Women And The Pandemic

Monday was International Women’s Day. It is both an occasion to celebrate women’s accomplishments and to raise awareness for all the obstacles they still face. This year’s theme was #choosetochallenge, and it called on people to make a personal commitment to challenging the barriers to gender equality they can affect around them. Social media was filled with people sharing photos of themselves with their hands raised, taking this pledge. This year, we are marking Women’s History Month in a drastically changed world. A year after Coronavirus uprooted our lives, we are reminded of how entrenched the problems of gender inequality around the globe are.

The pandemic is disproportionately affecting women in significant ways. In the United States, female labour participation has not been so low since 1988. Calculations from McKinsey reveal that, while women make up 39% of the global labour force, they account for 54% of job losses.  Race, wealth, age, and disability, determined which women were hurt the hardest. Economists are worried that the progress we have made over the last few decades is unravelling. Sectors like retail, beauty, hospitality, travel, and childcare, where women tend to be overrepresented as employees, are struggling to survive. In the UK, women were more likely than men to face furloughing or redundancy.

Lockdowns have required more unpaid caregiving—like home schooling—which women have shouldered the brunt of. During the first lockdown in the UK, women took on two thirds of the extra childcare. In a recent Irish survey, 85% of women reported that their caregiving responsibilities have increased during the pandemic. In the United States, data from the Census Bureau found that a third of unemployed women aged 25 to 44 cited childcare demands as their reason for unemployment. Only 12% of unemployed men said the same. Experts are also concerned that mothers have become ‘easy targets’ for businesses looking to cut back on staff costs. Women are facing what the New York Times calls ‘short-term difficulties and long-term repercussions.’ This level of inequality could beget inequality for generations of women and their families.

The UN is calling the rise in domestic violence a ‘Shadow Pandemic.’ Domestic violence hotlines worldwide have reported a pronounced increase in calls since the COVID outbreak began. In Ireland, calls to Women’s Aid are up 41%. Experts are concerned abuse victims are especially suffering from social isolation and do not feel as able to access support virtually. The pandemic is also taking a toll on women’s health services. Activists have accused many conservative governments of using the pandemic as an excuse to limit abortion access. According to the Guttmacher Institute, Texas, Ohio, Arkansas, and Iowa have restricted or banned abortion at various points during the pandemic. Fear of health settings, as well as some restriction of services during early lockdowns, have made it difficult for women to access their usual appointments for screenings and birth control. In Ireland only 1 in 10 of the women who received their CervicalCheck invitations made appointments. And then there is the emotional burden for pregnant women, who have had to face hospital appointments, and often birth, alone.
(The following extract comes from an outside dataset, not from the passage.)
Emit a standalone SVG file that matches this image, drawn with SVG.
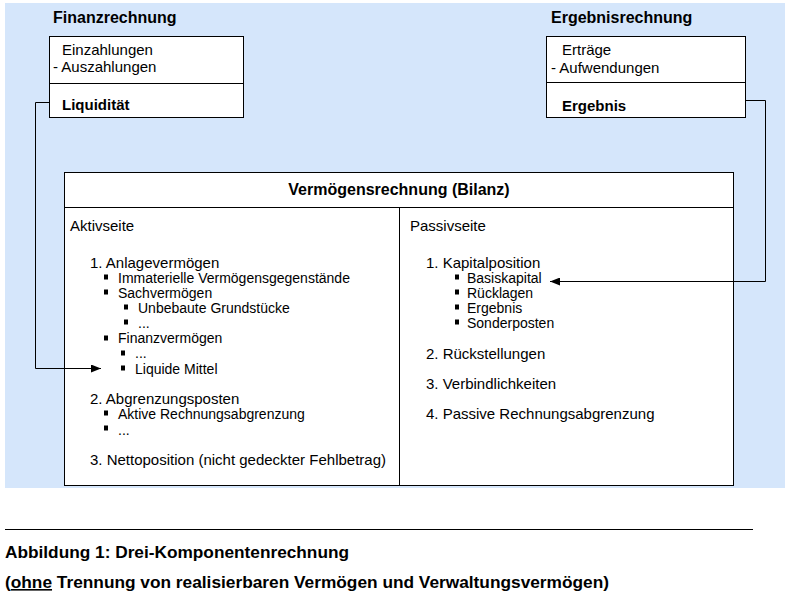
<svg xmlns="http://www.w3.org/2000/svg" width="790" height="597" viewBox="0 0 790 597">
<style>
text{font-family:"Liberation Sans",Arial,sans-serif;font-size:15px;fill:#000}
.b{font-weight:bold}
.t{font-weight:bold;font-size:16px}
.s{font-size:14px}
.box{fill:#fff;stroke:#000;stroke-width:1}
.ln{stroke:#000;stroke-width:1;fill:none}
.cap{font-weight:bold;font-size:16px}
</style>
<defs>
<marker id="ah" markerWidth="10" markerHeight="8" refX="10" refY="4" orient="auto" markerUnits="userSpaceOnUse"><path d="M0,0L10,4L0,8z" fill="#000"/></marker>
<g id="sq"><rect x="-2" y="-2.5" width="4" height="5" fill="#000"/></g>
</defs>
<rect x="5" y="3" width="780" height="485" fill="#d5e6fb"/>
<g id="finanz">
<text x="53" y="23" class="t">Finanzrechnung</text>
<rect class="box" x="49.5" y="36.5" width="194" height="81"/>
<line class="ln" x1="49.5" y1="83.5" x2="243.5" y2="83.5"/>
<text x="62" y="55">Einzahlungen</text>
<text x="53" y="72">- Auszahlungen</text>
<text x="62" y="110" class="b">Liquidität</text>
</g>
<g id="ergebnis">
<text x="551" y="23" class="t">Ergebnisrechnung</text>
<rect class="box" x="546.5" y="36.5" width="199" height="81"/>
<line class="ln" x1="546.5" y1="82.5" x2="745.5" y2="82.5"/>
<text x="562" y="55">Erträge</text>
<text x="551" y="73">- Aufwendungen</text>
<text x="562" y="111" class="b">Ergebnis</text>
</g>
<g id="bilanz">
<rect class="box" x="64.5" y="172.5" width="669" height="313"/>
<line class="ln" x1="64.5" y1="207.5" x2="733.5" y2="207.5"/>
<line class="ln" x1="399.5" y1="207.5" x2="399.5" y2="485.5"/>
<text x="399" y="195" class="t" text-anchor="middle">Vermögensrechnung (Bilanz)</text>
<text x="70" y="231">Aktivseite</text>
<text x="90" y="268">1. Anlagevermögen</text>
<use href="#sq" x="106" y="277"/><text class="s" x="118" y="283">Immaterielle Vermögensgegenstände</text>
<use href="#sq" x="106" y="292"/><text class="s" x="118" y="298">Sachvermögen</text>
<use href="#sq" x="126" y="307"/><text class="s" x="138" y="313">Unbebaute Grundstücke</text>
<use href="#sq" x="126" y="322"/><text class="s" x="138" y="328">...</text>
<use href="#sq" x="106" y="338"/><text class="s" x="118" y="343">Finanzvermögen</text>
<use href="#sq" x="123" y="353"/><text class="s" x="135" y="358">...</text>
<use href="#sq" x="123" y="368"/><text class="s" x="135" y="374">Liquide Mittel</text>
<text x="90" y="404">2. Abgrenzungsposten</text>
<use href="#sq" x="106" y="413"/><text class="s" x="118" y="419">Aktive Rechnungsabgrenzung</text>
<use href="#sq" x="106" y="428"/><text class="s" x="118" y="435">...</text>
<text x="90" y="465">3. Nettoposition (nicht gedeckter Fehlbetrag)</text>
<text x="410" y="231">Passivseite</text>
<text x="426" y="268">1. Kapitalposition</text>
<use href="#sq" x="457" y="277"/><text class="s" x="467" y="283">Basiskapital</text>
<use href="#sq" x="457" y="292"/><text class="s" x="467" y="298">Rücklagen</text>
<use href="#sq" x="457" y="307"/><text class="s" x="467" y="313">Ergebnis</text>
<use href="#sq" x="457" y="322"/><text class="s" x="467" y="328">Sonderposten</text>
<text x="426" y="359">2. Rückstellungen</text>
<text x="426" y="389">3. Verbindlichkeiten</text>
<text x="426" y="419">4. Passive Rechnungsabgrenzung</text>
</g>
<g id="connectors">
<polyline class="ln" points="49.5,102.5 35.5,102.5 35.5,368.5 101,368.5" marker-end="url(#ah)"/>
<polyline class="ln" points="745.5,100.5 765.5,100.5 765.5,281.5 550,281.5" marker-end="url(#ah)"/>
</g>
<line x1="5" y1="529.5" x2="753" y2="529.5" stroke="#000" stroke-width="1"/>
<text x="5" y="558" class="cap" textLength="344" lengthAdjust="spacingAndGlyphs">Abbildung 1: Drei-Komponentenrechnung</text>
<text x="5" y="588" class="cap" textLength="604" lengthAdjust="spacingAndGlyphs">(<tspan text-decoration="underline">ohne</tspan> Trennung von realisierbaren Vermögen und Verwaltungsvermögen)</text>
</svg>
At the same time, women are on the frontlines of the fight against COVID. Women have been scientific leaders in the development of the COVID vaccine. Women also make up 70% of healthcare workers, although they are less likely to hold senior positions. The UK government has come under fire this month for, what some are calling, an insultingly low pay raise for NHS nurses. Last year, the Irish government voted against a motion that would pay student nurses and midwives.

There was a brief moment when this all kicked-off that people thought to call COVID the ‘great equaliser.’ What we have really seen, however, is that it is exacerbating all the structural inequalities and biases already baked into society. Yet it has made these problems impossible to ignore. People are aware, connecting on social media, and more interested in radical solutions. International Women’s Day has more urgency this year. The public was already growing increasingly cynical of branded campaigns for Women’s History Month—keen to point out the hypocrisy of slapping a feminist slogan on mass-produced t-shirt made by exploited female garment workers. It is being called ‘fem-washing.’ Now it is more important than ever that brands use their voice and their resources in a way that is genuine and impactful. However, perhaps more importantly, that as employers themselves, they make choices that will promote gender equality, support working parents, and treat women with dignity throughout their business.